Our weed experts in both public and private research tell us that weed resistance to herbicides cannot be prevented but can be delayed through implementation of specific strategies.

The first is to scout fields on a regular basis. By monitoring changes and presence of weed populations, a grower can take other actions to kill or remove escaped weeds, whether they are single plants or small patches. Dead plants, unaffected plants, and plants showing intermediate responses indicate herbicide resistance has probably occurred. Most individual weed plants have the ability to produce massive amounts of seed. So, a zero tolerance approach to weed management should be given top priority.

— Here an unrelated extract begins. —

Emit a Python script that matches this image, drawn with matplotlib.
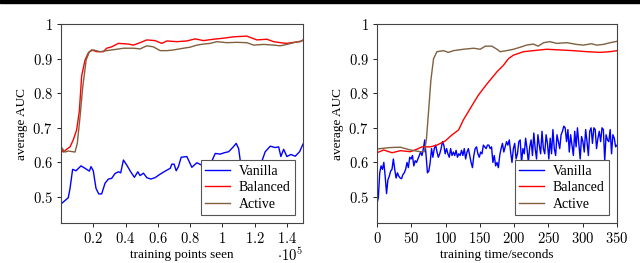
import numpy as np
import matplotlib
matplotlib.use("Agg")
from matplotlib import pyplot as plt
from matplotlib.patches import Rectangle

# ---- data ----
# left panel: x in units of 1e5 training points
van_pts_x = [0, 0.025, 0.045, 0.056, 0.072, 0.093, 0.124, 0.149, 0.176, 0.186, 0.2, 0.217,
             0.234, 0.252, 0.273, 0.294, 0.314, 0.335, 0.356, 0.37, 0.387, 0.408, 0.432,
             0.455, 0.476, 0.49, 0.511, 0.532, 0.557, 0.583, 0.614, 0.646, 0.677, 0.687,
             0.701, 0.714, 0.728, 0.745, 0.78, 0.811, 0.842, 0.873, 0.904, 0.935, 0.956,
             0.987, 1.012, 1.039, 1.066, 1.086, 1.101, 1.115, 1.15, 1.2, 1.236, 1.266,
             1.297, 1.328, 1.349, 1.363, 1.38, 1.4, 1.425, 1.452, 1.479, 1.5]
van_pts_y = [0.48, 0.49, 0.498, 0.525, 0.58, 0.576, 0.59, 0.583, 0.575, 0.588, 0.576, 0.525,
             0.509, 0.509, 0.54, 0.552, 0.554, 0.568, 0.573, 0.57, 0.607, 0.592, 0.573,
             0.557, 0.573, 0.562, 0.569, 0.556, 0.552, 0.556, 0.566, 0.575, 0.583, 0.595,
             0.595, 0.576, 0.588, 0.615, 0.617, 0.586, 0.599, 0.592, 0.604, 0.604, 0.626,
             0.624, 0.628, 0.631, 0.644, 0.655, 0.64, 0.592, 0.555, 0.56, 0.592, 0.631,
             0.647, 0.643, 0.645, 0.617, 0.638, 0.617, 0.623, 0.618, 0.631, 0.653]

bal_pts_x = [0, 0.014, 0.035, 0.056, 0.076, 0.097, 0.114, 0.128, 0.149, 0.17, 0.19, 0.221,
             0.263, 0.283, 0.314, 0.356, 0.418, 0.449, 0.49, 0.532, 0.583, 0.625, 0.656,
             0.718, 0.78, 0.832, 0.883, 0.945, 1.007, 1.07, 1.152, 1.214, 1.276, 1.318,
             1.359, 1.4, 1.442, 1.483, 1.5]
bal_pts_y = [0.64, 0.63, 0.638, 0.645, 0.665, 0.694, 0.75, 0.85, 0.896, 0.917, 0.925, 0.92,
             0.92, 0.93, 0.934, 0.944, 0.942, 0.939, 0.946, 0.954, 0.952, 0.944, 0.951,
             0.949, 0.951, 0.957, 0.952, 0.956, 0.959, 0.963, 0.965, 0.954, 0.956, 0.949,
             0.946, 0.944, 0.947, 0.949, 0.954]

act_pts_x = [0, 0.025, 0.045, 0.087, 0.101, 0.118, 0.135, 0.156, 0.176, 0.201, 0.242, 0.283,
             0.345, 0.387, 0.449, 0.49, 0.532, 0.573, 0.614, 0.656, 0.697, 0.759, 0.8,
             0.842, 0.883, 0.925, 0.966, 1.028, 1.09, 1.152, 1.194, 1.256, 1.318, 1.359,
             1.4, 1.442, 1.5]
act_pts_y = [0.645, 0.63, 0.633, 0.63, 0.655, 0.732, 0.819, 0.896, 0.92, 0.925, 0.92, 0.923,
             0.927, 0.93, 0.93, 0.928, 0.937, 0.934, 0.923, 0.923, 0.925, 0.93, 0.933,
             0.939, 0.942, 0.944, 0.949, 0.946, 0.947, 0.946, 0.939, 0.941, 0.939, 0.937,
             0.941, 0.946, 0.952]

# right panel: x in seconds
van_time_y = [0.48, 0.50, 0.57, 0.59, 0.58, 0.60, 0.56, 0.51, 0.55, 0.56, 0.575, 0.58, 0.61,
              0.58, 0.555, 0.57, 0.56, 0.555, 0.553, 0.565, 0.57, 0.58, 0.60, 0.585, 0.615,
              0.61, 0.62, 0.59, 0.605, 0.60, 0.61, 0.62, 0.63, 0.62, 0.64, 0.665, 0.62, 0.57,
              0.575, 0.60, 0.64, 0.615, 0.64, 0.65, 0.63, 0.615, 0.625, 0.64, 0.66, 0.65,
              0.625, 0.64, 0.625, 0.615, 0.64, 0.62, 0.63, 0.62, 0.635, 0.615, 0.625, 0.62,
              0.635, 0.62, 0.64, 0.61, 0.63, 0.64, 0.62, 0.60, 0.585, 0.62, 0.64, 0.645,
              0.625, 0.615, 0.63, 0.625, 0.65, 0.645, 0.64, 0.65, 0.65, 0.64, 0.645, 0.60,
              0.62, 0.59, 0.60, 0.585, 0.62, 0.64, 0.655, 0.63, 0.645, 0.66, 0.65, 0.665,
              0.63, 0.60, 0.64, 0.655, 0.61, 0.625, 0.66, 0.665, 0.60, 0.64, 0.625, 0.67,
              0.64, 0.60, 0.645, 0.665, 0.62, 0.685, 0.64, 0.61, 0.68, 0.65, 0.625, 0.69,
              0.64, 0.625, 0.68, 0.655, 0.61, 0.67, 0.625, 0.695, 0.64, 0.62, 0.68, 0.66,
              0.64, 0.68, 0.69, 0.705, 0.70, 0.66, 0.695, 0.63, 0.68, 0.65, 0.62, 0.69,
              0.645, 0.70, 0.655, 0.61, 0.675, 0.66, 0.63, 0.695, 0.66, 0.62, 0.69, 0.70,
              0.655, 0.70, 0.695, 0.64, 0.67, 0.69, 0.66, 0.70, 0.695, 0.605, 0.68, 0.665,
              0.66, 0.695, 0.625, 0.68, 0.67, 0.645, 0.65]

bal_time_x = [0, 9.7, 22, 34, 48.5, 58, 65.5, 77.7, 87.4, 99.5, 109, 119, 126, 136, 148, 160,
              175, 184.5, 191.8, 199, 213.6, 228, 247.6, 267, 286, 306, 325, 340, 350]
bal_time_y = [0.628, 0.636, 0.628, 0.634, 0.631, 0.638, 0.645, 0.645, 0.65, 0.662, 0.679,
              0.694, 0.723, 0.756, 0.795, 0.826, 0.862, 0.881, 0.9, 0.91, 0.92, 0.923, 0.927,
              0.925, 0.923, 0.92, 0.918, 0.92, 0.923]

act_time_x = [0, 19.4, 34, 48.5, 63, 69, 72, 75, 78.6, 82.5, 87.4, 97, 104, 111.6, 126, 141,
              150.5, 158, 167.5, 175, 179.6, 189, 199, 209, 218, 228, 235, 243, 252, 262, 277,
              291, 301, 313, 320, 330, 340, 350]
act_time_y = [0.639, 0.643, 0.644, 0.636, 0.631, 0.631, 0.665, 0.742, 0.838, 0.9, 0.92, 0.923,
              0.918, 0.923, 0.927, 0.93, 0.927, 0.936, 0.936, 0.927, 0.92, 0.923, 0.927, 0.933,
              0.939, 0.942, 0.936, 0.946, 0.949, 0.944, 0.946, 0.941, 0.939, 0.943, 0.939,
              0.941, 0.946, 0.95]

series_names = ["Vanilla", "Balanced", "Active"]
series_colors = ["#0000ff", "#ff0000", "#80603f"]

plt.rcParams["font.family"] = ["Liberation Serif", "DejaVu Serif"]
plt.rcParams["mathtext.fontset"] = "cm"
plt.rcParams["font.size"] = 9.5

fig = plt.figure(figsize=(6.4, 2.63), dpi=100)
# black strip along the top edge
fig.patches.append(Rectangle((0, 1 - 3 / 263), 1, 3 / 263, transform=fig.transFigure,
                             color="black", zorder=10))

ax1 = fig.add_axes([61 / 640, 1 - 223 / 263, 242 / 640, 199 / 263])
ax2 = fig.add_axes([377 / 640, 1 - 223 / 263, 240 / 640, 199 / 263])

lw = 1.0
ax1.plot(van_pts_x, van_pts_y, color=series_colors[0], lw=lw, label=series_names[0])
ax1.plot(bal_pts_x, bal_pts_y, color=series_colors[1], lw=lw, label=series_names[1])
ax1.plot(act_pts_x, act_pts_y, color=series_colors[2], lw=lw, label=series_names[2])

van_time_x = np.linspace(0, 350, len(van_time_y))
ax2.plot(van_time_x, van_time_y, color=series_colors[0], lw=lw, label=series_names[0])
ax2.plot(bal_time_x, bal_time_y, color=series_colors[1], lw=lw, label=series_names[1])
ax2.plot(act_time_x, act_time_y, color=series_colors[2], lw=lw, label=series_names[2])

yt = [0.5, 0.6, 0.7, 0.8, 0.9, 1.0]
for ax in (ax1, ax2):
    ax.set_ylim(0.425, 1.0)
    ax.set_yticks(yt)
    ax.set_yticklabels(["$%g$" % v for v in yt])
    ax.set_ylabel("average AUC", labelpad=3)
    ax.tick_params(direction="out", length=3, width=0.6, pad=3, labelsize=10.5)
    for s in ax.spines.values():
        s.set_linewidth(0.8)
        s.set_color("#444444")
    leg = ax.legend(loc="lower right", fancybox=False, edgecolor="#555555", framealpha=1,
                    borderaxespad=0.6, handlelength=1.8, fontsize=10,
                    borderpad=0.3, labelspacing=0.25, handletextpad=0.6)
    leg.get_frame().set_linewidth(0.8)

xt1 = [0.2, 0.4, 0.6, 0.8, 1.0, 1.2, 1.4]
ax1.set_xlim(0, 1.5)
ax1.set_xticks(xt1)
ax1.set_xticklabels(["$%g$" % v for v in xt1])
ax1.set_xlabel("training points seen", labelpad=2)
ax1.text(1.0, -0.165, r"$\cdot 10^5$", transform=ax1.transAxes, ha="right", va="center",
         fontsize=10.5)

xt2 = [0, 50, 100, 150, 200, 250, 300, 350]
ax2.set_xlim(0, 350)
ax2.set_xticks(xt2)
ax2.set_xticklabels(["$%d$" % v for v in xt2])
ax2.set_xlabel("training time/seconds", labelpad=2)

fig.savefig("out.png", dpi=100)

Another approach to combating herbicide resistance is to apply effective herbicides in tank-mix prepackage, or sequential mixtures that include multiple mechanisms of action. Two or more herbicides in mixture must have activity against potentially resistant weeds to be effective. Herbicides in most commercial mixtures do not target the same weed species. Effective tank-mixtures will reduce selection of herbicide-resistant biotypes more successfully than rotating herbicide modes of action. It is possible antagonism may occur with some mixtures, especially between contact and systemic herbicides.

Crop rotations, particularly those crops with different life cycles can be effective. Examples might be winter annual crops such as winter wheat, perennial crops (alfalfa), and summer annual crops such as spring wheat, corn, pulses, etc.

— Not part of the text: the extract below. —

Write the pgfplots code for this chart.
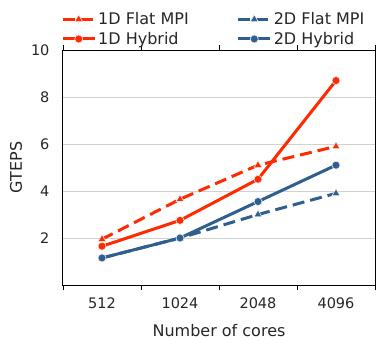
\documentclass[border=0pt]{standalone}
\usepackage{fontspec}
\setmainfont{DejaVu Sans}
\usepackage{pgfplots}
\pgfplotsset{compat=1.18}
\definecolor{cred}{HTML}{FF2A00}
\definecolor{cblue}{HTML}{2F5F8F}
\begin{document}
\begin{tikzpicture}[x=1pt,y=1pt]
\useasboundingbox (-63,-56) rectangle (327,285);
\begin{axis}[at={(0,0)}, anchor=south west, scale only axis,
  width=312pt, height=235pt,
  xmin=-0.5, xmax=3.5, ymin=0, ymax=10,
  xtick={0,1,2,3}, xticklabels={512,1024,2048,4096},
  minor xtick={-0.5,0.5,1.5,2.5,3.5},
  ytick={2,4,6,8,10},
  major tick length=0pt, minor tick length=5pt, tick align=outside,
  minor tick style={black, line width=0.8pt},
  ymajorgrids, grid style={draw=black!18, line width=0.8pt},
  axis line style={black, line width=1pt},
  /pgf/number format/assume math mode=true,
  ticklabel style={font=\fontsize{14.5}{15}\selectfont, text=black!85},
  yticklabel style={xshift=-10pt},
  xticklabel style={yshift=-9pt},
  every axis y label/.style={at={(axis description cs:-0.12,0.5)}, rotate=90, anchor=south, font=\fontsize{16}{16}\selectfont, text=black!85},
  every axis x label/.style={at={(axis description cs:0.5,0)}, anchor=north, yshift=-36pt, font=\fontsize{16}{16}\selectfont, text=black!85},
  ylabel={GTEPS}, xlabel={Number of cores},
  legend columns=2, legend cell align=left,
  legend style={draw=none, fill=none, at={(axis description cs:0,1)}, anchor=south west, xshift=-2pt, yshift=2pt,
    font=\fontsize{16}{17}\selectfont, text=black!85,
    /tikz/every even column/.append style={column sep=46pt}, row sep=2pt, inner sep=0pt},
  legend image code/.code={\draw[mark repeat=2,mark phase=2] plot coordinates {(0pt,0pt) (16pt,0pt) (32pt,0pt)};},
]
\addplot[cred, line width=3pt, dash pattern=on 12pt off 6pt, mark=triangle*, mark size=4.5pt, mark options={solid, fill=cred, draw=white!85!gray, line width=0.6pt}]
  coordinates {(0,1.95) (1,3.65) (2,5.1) (3,5.9)};
\addlegendentry{1D Flat MPI}
\addplot[cblue, line width=3pt, dash pattern=on 12pt off 6pt, mark=triangle*, mark size=4.5pt, mark options={solid, fill=cblue, draw=white!85!gray, line width=0.6pt}]
  coordinates {(0,1.15) (1,2.0) (2,3.0) (3,3.9)};
\addlegendentry{2D Flat MPI}
\addplot[cred, line width=3pt, mark=*, mark size=4pt, mark options={fill=cred, draw=white!85!gray, line width=0.6pt}]
  coordinates {(0,1.65) (1,2.75) (2,4.5) (3,8.7)};
\addlegendentry{1D Hybrid}
\addplot[cblue, line width=3pt, mark=*, mark size=4pt, mark options={fill=cblue, draw=white!85!gray, line width=0.6pt}]
  coordinates {(0,1.15) (1,2.0) (2,3.55) (3,5.1)};
\addlegendentry{2D Hybrid}
\end{axis}
\end{tikzpicture}
\end{document}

The use of high herbicide rates and effective adjuvants is strongly urged. In an effort to control cost of production it is very tempting to use the lower labeled rates but this allows plants with low-level resistance to survive, hybridize and produce progeny with elevated resistance. Hybrid plants express a higher level of resistance and require a higher herbicide rate to kill the plant. Again, dead weeds mean zero tolerance which results in zero seed production and effective resistance management.

Both public researchers and educators in addition to private industry tell us herbicide resistance is very real for western North Dakota. Those who closely monitor the development of resistance are documenting the westward march of resistant weeds.